§ Stated problem: Set down each entry exactly as given; pictures should not appear in the copy.

§ Input material:
+--
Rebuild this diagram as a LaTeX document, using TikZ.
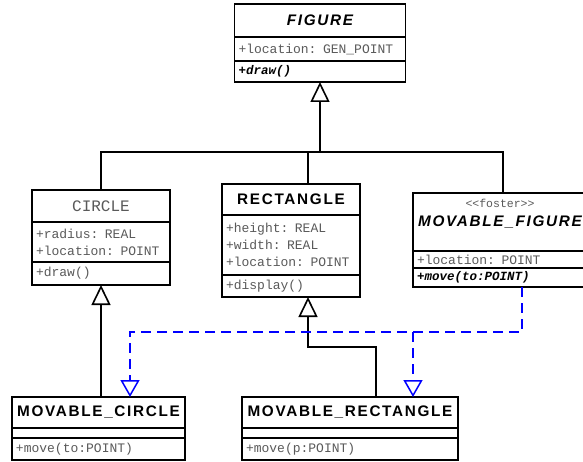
\documentclass[tikz,border=0pt]{standalone}
\usepackage{fontspec}
\setmainfont{Liberation Sans}
\newfontfamily\titlefont[LetterSpace=11]{Liberation Sans}
\newfontfamily\memberfont{Liberation Mono}
\usetikzlibrary{arrows.meta,positioning}
\definecolor{umlblue}{RGB}{0,0,255}
\definecolor{umlgray}{RGB}{90,90,90}
\tikzset{
  classpart/.style={draw, line width=1.6pt, fill=white, inner xsep=4pt, inner ysep=0pt, outer sep=0pt},
  classname/.style={classpart, align=center, font=\titlefont\bfseries\fontsize{15.3}{18}\selectfont},
  members/.style={classpart, align=left, text=umlgray, font=\memberfont\fontsize{13}{17}\selectfont},
  abstractop/.style={members, text=black, font=\memberfont\bfseries\itshape\fontsize{12.5}{17}\selectfont},
  tree/.style={line width=1.6pt},
  inherit/.style={tree, -{Triangle[open, length=20pt, width=19pt, fill=white]}},
  realize/.style={line width=1.5pt, umlblue, dash pattern=on 10pt off 6pt, -{Triangle[open, length=17pt, width=19pt, fill=white]}},
}
\begin{document}
\begin{tikzpicture}[x=1pt, y=1pt]
\clip (0,0) rectangle (583,-462);

% FIGURE
\node[classname, text width=163pt, minimum height=33pt, anchor=north] (figure) at (320,-4) {\itshape FIGURE};
\node[members, text width=163pt, minimum height=24pt, below=0pt of figure] (figattr) {+location: GEN\_POINT};
\node[abstractop, text width=163pt, minimum height=21pt, below=0pt of figattr] (figmeth) {+draw()};

% CIRCLE
\node[classname, font=\memberfont\fontsize{16}{19}\selectfont, text=umlgray, text width=130pt, minimum height=32pt, anchor=north] (circle) at (101,-190) {CIRCLE};
\node[members, text width=130pt, minimum height=40pt, below=0pt of circle] (circattr) {+radius: REAL\\+location: POINT};
\node[members, text width=130pt, minimum height=23pt, below=0pt of circattr] (circmeth) {+draw()};

% RECTANGLE
\node[classname, text width=130pt, minimum height=31pt, anchor=north] (rect) at (291,-184) {RECTANGLE};
\node[members, text width=130pt, minimum height=60pt, below=0pt of rect] (rectattr) {+height: REAL\\+width: REAL\\+location: POINT};
\node[members, text width=130pt, minimum height=22pt, below=0pt of rectattr] (rectmeth) {+display()};

% MOVABLE_FIGURE
\node[classname, text width=166pt, minimum height=58pt, anchor=north] (movfig) at (500,-193)
  {{\memberfont\mdseries\fontsize{11.5}{14}\selectfont\color{umlgray}<\kern0pt<foster>\kern0pt>}\\[1pt]
   \itshape MOVABLE\_FIGURE\\[1pt] \mbox{}};
\node[members, text width=166pt, minimum height=17pt, below=0pt of movfig] (movfigattr) {+location: POINT};
\node[abstractop, text width=166pt, minimum height=19pt, below=0pt of movfigattr] (movfigmeth) {+move(to:POINT)};

% MOVABLE_CIRCLE
\node[classname, text width=165pt, minimum height=31pt, anchor=north] (movcircle) at (98.5,-397) {MOVABLE\_CIRCLE};
\node[members, text width=165pt, minimum height=10pt, below=0pt of movcircle] (movcircattr) {};
\node[members, text width=165pt, minimum height=22pt, below=0pt of movcircattr] (movcircmeth) {+move(to:POINT)};

% MOVABLE_RECTANGLE
\node[classname, text width=208pt, minimum height=31pt, anchor=north] (movrect) at (350,-397) {MOVABLE\_RECTANGLE};
\node[members, text width=208pt, minimum height=10pt, below=0pt of movrect] (movrectattr) {};
\node[members, text width=208pt, minimum height=22pt, below=0pt of movrectattr] (movrectmeth) {+move(p:POINT)};

% generalization tree
\coordinate (fork) at (320,-152);
\draw[tree] (circle.north) |- (fork);
\draw[tree] ([xshift=17pt]rect.north) |- (fork);
\draw[tree] ([xshift=3pt]movfig.north) |- (fork);
\draw[inherit] (fork) -- (figmeth.south);

% subclasses
\draw[inherit] (movcircle.north -| circmeth.south) -- (circmeth.south);
\draw[inherit] ([xshift=26pt]movrect.north) |- ([xshift=17pt,yshift=-50pt]rectmeth.south) -- ([xshift=17pt]rectmeth.south);

% realization
\draw[realize] ([xshift=22pt]movfigmeth.south) |- ([xshift=31.5pt,yshift=65pt]movcircle.north) -- ([xshift=31.5pt]movcircle.north);
\draw[realize] ([xshift=63pt,yshift=65pt]movrect.north) -- ([xshift=63pt]movrect.north);
\end{tikzpicture}
\end{document}
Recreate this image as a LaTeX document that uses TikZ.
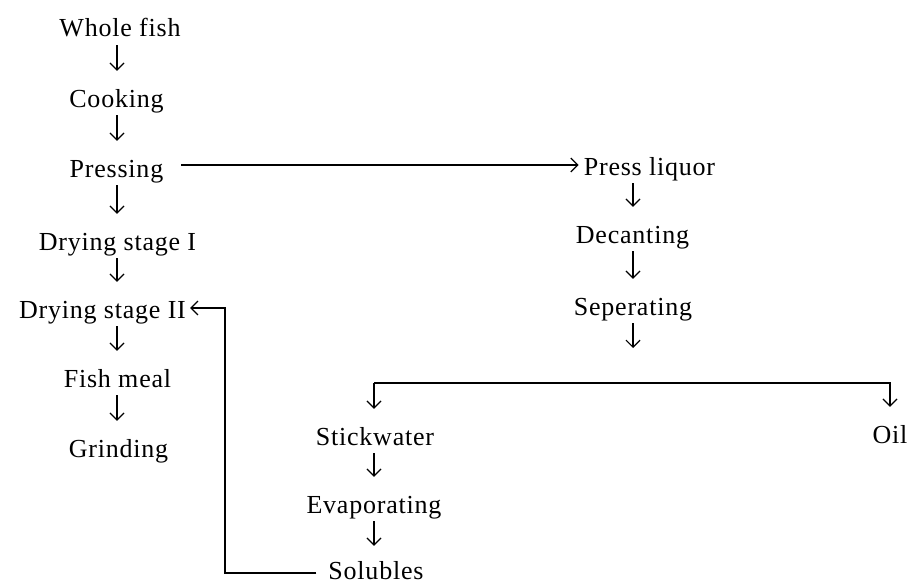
+--
§ Written response:
Rebuild this diagram as a LaTeX document, using TikZ.
\documentclass[tikz,border=0pt]{standalone}
\usepackage{fontspec}
\setmainfont{Liberation Sans}
\newfontfamily\titlefont[LetterSpace=11]{Liberation Sans}
\newfontfamily\memberfont{Liberation Mono}
\usetikzlibrary{arrows.meta,positioning}
\definecolor{umlblue}{RGB}{0,0,255}
\definecolor{umlgray}{RGB}{90,90,90}
\tikzset{
  classpart/.style={draw, line width=1.6pt, fill=white, inner xsep=4pt, inner ysep=0pt, outer sep=0pt},
  classname/.style={classpart, align=center, font=\titlefont\bfseries\fontsize{15.3}{18}\selectfont},
  members/.style={classpart, align=left, text=umlgray, font=\memberfont\fontsize{13}{17}\selectfont},
  abstractop/.style={members, text=black, font=\memberfont\bfseries\itshape\fontsize{12.5}{17}\selectfont},
  tree/.style={line width=1.6pt},
  inherit/.style={tree, -{Triangle[open, length=20pt, width=19pt, fill=white]}},
  realize/.style={line width=1.5pt, umlblue, dash pattern=on 10pt off 6pt, -{Triangle[open, length=17pt, width=19pt, fill=white]}},
}
\begin{document}
\begin{tikzpicture}[x=1pt, y=1pt]
\clip (0,0) rectangle (583,-462);

% FIGURE
\node[classname, text width=163pt, minimum height=33pt, anchor=north] (figure) at (320,-4) {\itshape FIGURE};
\node[members, text width=163pt, minimum height=24pt, below=0pt of figure] (figattr) {+location: GEN\_POINT};
\node[abstractop, text width=163pt, minimum height=21pt, below=0pt of figattr] (figmeth) {+draw()};

% CIRCLE
\node[classname, font=\memberfont\fontsize{16}{19}\selectfont, text=umlgray, text width=130pt, minimum height=32pt, anchor=north] (circle) at (101,-190) {CIRCLE};
\node[members, text width=130pt, minimum height=40pt, below=0pt of circle] (circattr) {+radius: REAL\\+location: POINT};
\node[members, text width=130pt, minimum height=23pt, below=0pt of circattr] (circmeth) {+draw()};

% RECTANGLE
\node[classname, text width=130pt, minimum height=31pt, anchor=north] (rect) at (291,-184) {RECTANGLE};
\node[members, text width=130pt, minimum height=60pt, below=0pt of rect] (rectattr) {+height: REAL\\+width: REAL\\+location: POINT};
\node[members, text width=130pt, minimum height=22pt, below=0pt of rectattr] (rectmeth) {+display()};

% MOVABLE_FIGURE
\node[classname, text width=166pt, minimum height=58pt, anchor=north] (movfig) at (500,-193)
  {{\memberfont\mdseries\fontsize{11.5}{14}\selectfont\color{umlgray}<\kern0pt<foster>\kern0pt>}\\[1pt]
   \itshape MOVABLE\_FIGURE\\[1pt] \mbox{}};
\node[members, text width=166pt, minimum height=17pt, below=0pt of movfig] (movfigattr) {+location: POINT};
\node[abstractop, text width=166pt, minimum height=19pt, below=0pt of movfigattr] (movfigmeth) {+move(to:POINT)};

% MOVABLE_CIRCLE
\node[classname, text width=165pt, minimum height=31pt, anchor=north] (movcircle) at (98.5,-397) {MOVABLE\_CIRCLE};
\node[members, text width=165pt, minimum height=10pt, below=0pt of movcircle] (movcircattr) {};
\node[members, text width=165pt, minimum height=22pt, below=0pt of movcircattr] (movcircmeth) {+move(to:POINT)};

% MOVABLE_RECTANGLE
\node[classname, text width=208pt, minimum height=31pt, anchor=north] (movrect) at (350,-397) {MOVABLE\_RECTANGLE};
\node[members, text width=208pt, minimum height=10pt, below=0pt of movrect] (movrectattr) {};
\node[members, text width=208pt, minimum height=22pt, below=0pt of movrectattr] (movrectmeth) {+move(p:POINT)};

% generalization tree
\coordinate (fork) at (320,-152);
\draw[tree] (circle.north) |- (fork);
\draw[tree] ([xshift=17pt]rect.north) |- (fork);
\draw[tree] ([xshift=3pt]movfig.north) |- (fork);
\draw[inherit] (fork) -- (figmeth.south);

% subclasses
\draw[inherit] (movcircle.north -| circmeth.south) -- (circmeth.south);
\draw[inherit] ([xshift=26pt]movrect.north) |- ([xshift=17pt,yshift=-50pt]rectmeth.south) -- ([xshift=17pt]rectmeth.south);

% realization
\draw[realize] ([xshift=22pt]movfigmeth.south) |- ([xshift=31.5pt,yshift=65pt]movcircle.north) -- ([xshift=31.5pt]movcircle.north);
\draw[realize] ([xshift=63pt,yshift=65pt]movrect.north) -- ([xshift=63pt]movrect.north);
\end{tikzpicture}
\end{document}
Recreate this image as a LaTeX document that uses TikZ.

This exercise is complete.